Without the Yadav votebank squarely behind him, Lalu Prasad will be in trouble. He himself has lost from Danapur once. In the last Assembly polls, his wife Rabri Devi couldn’t win the Raghopur seat, considered safe for the party. In the 2014 General Election, Misa Bharti, his daughter, lost from the Pataliputra constituency, again a Yadav bastion. “There is no denying that Lalu is losing his halo among Yadavs,” says Kishori Das. “In his speeches, he is looking desperate to prove his worth.” Pappu Yadav, who left RJD to launch the Jan Adhikar Party, challenges Lalu Prasad’s credentials as a Yadav leader. “We will put up our Yadav candidates wherever Lalu Prasad fields his party’s Yadav candidate, and will crush his belief that he is the biggest leader of Yadavs,” he says.
Kurmis, an OBC caste that had always fought Yadavs on the ground, appear to be almost entirely on the side of the Nitish-Lalu alliance in the current election. “We are not looking at fighting with Yadavs.
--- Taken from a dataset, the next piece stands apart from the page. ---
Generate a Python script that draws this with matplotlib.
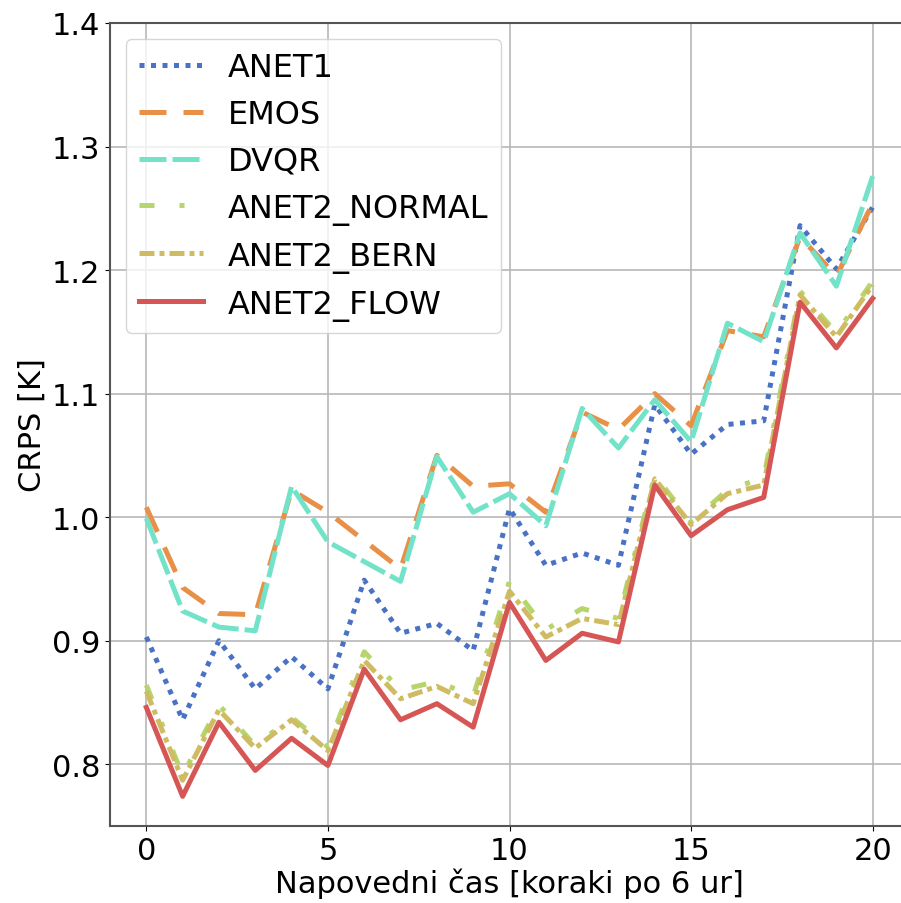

The fact that Laluji accepted Nitish’s leadership is more than enough for us,” says Dhanesh Patel of Nargadda village near Patna. “With just 5 per cent of the population, we have our man as Chief Minister.” He had voted for Modi in the Lok Sabha polls.
Rajputs, a dominant upper caste, especially in the five districts of North Bihar, tend to vary in their electoral choices. In 2010, most voted for the RJD, but in the 2014 General Election, for the BJP. Raghuvansh Prasad Singh and Prabhunath Singh are two popular Rajput leaders from the region. “Rajputs have mostly sided with RJD but they are in a fix now,” says Jha. “With Lalu evoking Yadav pride in his speeches, they might move away from him.” The BJP has given heavy weightage to Rajputs by putting up 30 candidates of the caste group.
As the first phase of voting, on 8 October, draws near, the caste battle is getting fiercer with both alliances fanning the flames. “There is nothing new. It was always like that in Bihar,” says Ram Balam Mahto, a political science professor from Bihar Sharif. “There is a famous saying here: ‘Beti aur vote apne jaat mein hi dete hain’ ” (We always give our daughters in marriage and votes in elections to those of our own caste).